What Dogs Are Used in the Military?by Lilly Taylor
The German shepherd's innate tendency to protect can be molded to fit a military application.
Dogs have been used in the military since ancient times, according to Tom Newton, historian and expert on military dogs. The breeds selected have varied, depending on availability and the nature of the work the dogs were to perform. For example, territorial dogs, such as boxers, have been used as sentry guards, shepherds have been used to protect and hunting dogs such as Labrador retrievers have been used for scent detection work.
German Shepherd Dogs
One very common breed that is frequently used for military work is the German shepherd dog. They are extremely well suited for a number of military purposes, such as guarding and protecting military assets and personnel. Their size and aggressiveness make them a formidable opponent against an enemy. German shepherds are also favored for their intensity, focus, work ethic and trainability.
Another breed commonly used by both the military and law enforcement is the Belgian malinois. The American Belgian Malinois Club notes the breed is slightly smaller than German shepherds. They have also been documented to have better speed and agility, which has resulted in their popularity for military and police employment.
Dutch shepherds, also slightly smaller than German shepherds, come in three different coat lengths, according to the Van Falconer Dog Training Facility -- short-haired, rough-haired and long-haired. This enables them to be utilized in a wider variety of climates. The Dutch shepherd breed retains many of its original working characteristics, such as independence and task focus, which have gained the breed a place in the U.S. military canine program, according to Tom Newton.
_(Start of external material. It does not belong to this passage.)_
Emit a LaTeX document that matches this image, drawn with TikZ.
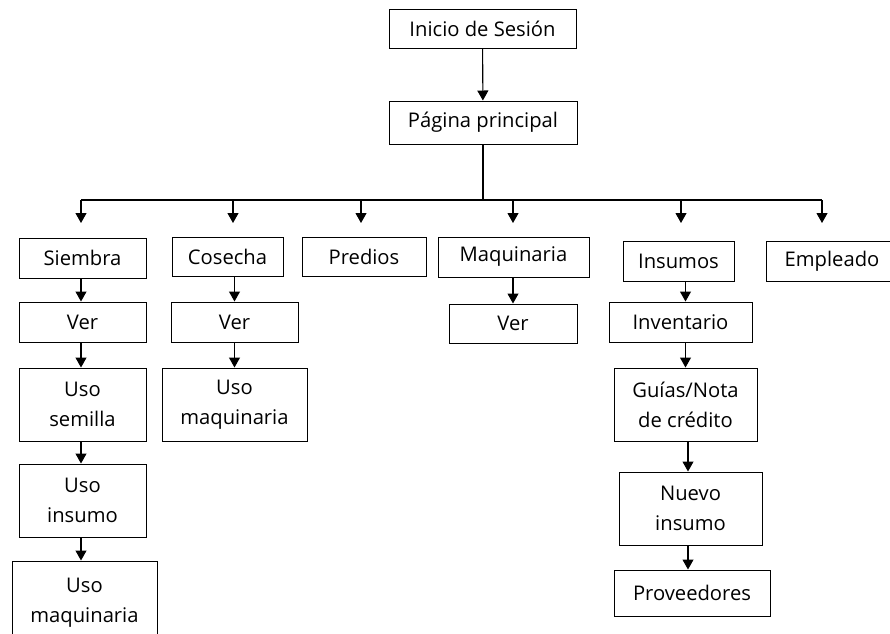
\documentclass[tikz,border=0pt]{standalone}
\usepackage{fontspec}
\setmainfont{Open Sans}
\usepackage{tikz}
\usetikzlibrary{arrows.meta,positioning,calc}

\begin{document}
\begin{tikzpicture}[x=1pt,y=-1pt,
  font=\fontsize{20.2}{30}\selectfont,
  bx/.style={draw,line width=1pt,align=center,inner sep=0pt,fill=white},
  arr/.style={-{Triangle[length=10pt,width=11pt]},line width=1.1pt}]
\useasboundingbox (0,0) rectangle (890,633);
% top of the tree
\node[bx,minimum width=187,minimum height=39] (ini) at (482.5,28.5) {Inicio de Sesi\'on};
\node[bx,minimum width=188,minimum height=43] (pag) at (483,122.5) {P\'agina principal};
% first level
\node[bx,minimum width=127,minimum height=40] (siem) at (82.5,258) {Siembra};
\node[bx,minimum width=111,minimum height=39] (cos) at (227.5,256.5) {Cosecha};
\node[bx,minimum width=124,minimum height=39] (pred) at (364,256.5) {Predios};
\node[bx,minimum width=151,minimum height=40] (maq) at (513.5,257) {Maquinaria};
\node[bx,minimum width=111,minimum height=40] (ins) at (678.5,261) {Insumos};
\node[bx,minimum width=132,minimum height=40] (emp) at (832,261) {Empleado};
% second level
\node[bx,minimum width=127,minimum height=40] (siemver) at (82.5,322) {Ver};
\node[bx,minimum width=127,minimum height=40] (cosver) at (234.5,322) {Ver};
\node[bx,minimum width=128,minimum height=39] (maqver) at (513,323.5) {Ver};
\node[bx,minimum width=143,minimum height=40] (inv) at (680.5,322) {Inventario};
% lower levels
\node[bx,minimum width=127,minimum height=73] (usosem) at (82.5,404.5) {Uso\\semilla};
\node[bx,minimum width=145,minimum height=73] (usomaqc) at (234.5,404.5) {Uso\\maquinaria};
\node[bx,minimum width=143,minimum height=73] (guias) at (685.5,404.5) {Gu\'ias/Nota\\de cr\'edito};
\node[bx,minimum width=127,minimum height=73] (usoins) at (82.5,500.5) {Uso\\insumo};
\node[bx,minimum width=143,minimum height=73] (nuevo) at (690.5,508.5) {Nuevo\\insumo};
\node[bx,minimum width=145,minimum height=84] (usomaqs) at (84.5,603) {Uso\\maquinaria};
\node[bx,minimum width=156,minimum height=46] (prov) at (692,593) {Proveedores};

\draw[arr] (ini) -- (pag);
\coordinate (bl) at (81,200);
\coordinate (br) at (822,200);
\coordinate (tips) at (0,223);
\draw[line width=1.1pt] (pag.south) -- (pag.south |- bl);
\draw[line width=1.1pt] (bl) -- (br);
\foreach \n/\x in {siem/81,cos/233,pred/361,maq/513,ins/681,emp/822}{
  \coordinate (k\n) at (\x,200);
  \draw[arr] (k\n) -- (k\n |- tips);
}
% columns
\draw[arr] ([xshift=-1.5pt]siem.south) -- ([xshift=-1.5pt]siemver.north);
\draw[arr] ([xshift=-1.5pt]siemver.south) -- ([xshift=-1.5pt]usosem.north);
\draw[arr] ([xshift=-1.5pt]usosem.south) -- ([xshift=-1.5pt]usoins.north);
\draw[arr] ([xshift=-1.5pt]usoins.south) -- ([xshift=-1.5pt]usoins.south |- usomaqs.north);
\draw[arr] (cosver.north |- cos.south) -- (cosver.north);
\draw[arr] (cosver.south) -- (usomaqc.north);
\draw[arr] (maqver.north |- maq.south) -- (maqver.north);
\draw[arr] (guias.north |- ins.south) -- (guias.north |- inv.north);
\draw[arr] (guias.north |- inv.south) -- (guias.north);
\draw[arr] ([xshift=2.5pt]guias.south) -- ([xshift=2.5pt]guias.south |- nuevo.north);
\draw[arr] ([xshift=-2.5pt]nuevo.south) -- ([xshift=-2.5pt]nuevo.south |- prov.north);
\end{tikzpicture}
\end{document}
Depending upon the type of work to be done, other dogs than shepherds have been recruited into service. Labrador retrievers have been used for detection work. Boxer dogs have also been used periodically in Germany and America by the military, often for sentry work. As new tasks are identified, Newton says the U.S. military continues to experiment with various dog breeds to determine which will be most capable of performing that specific job.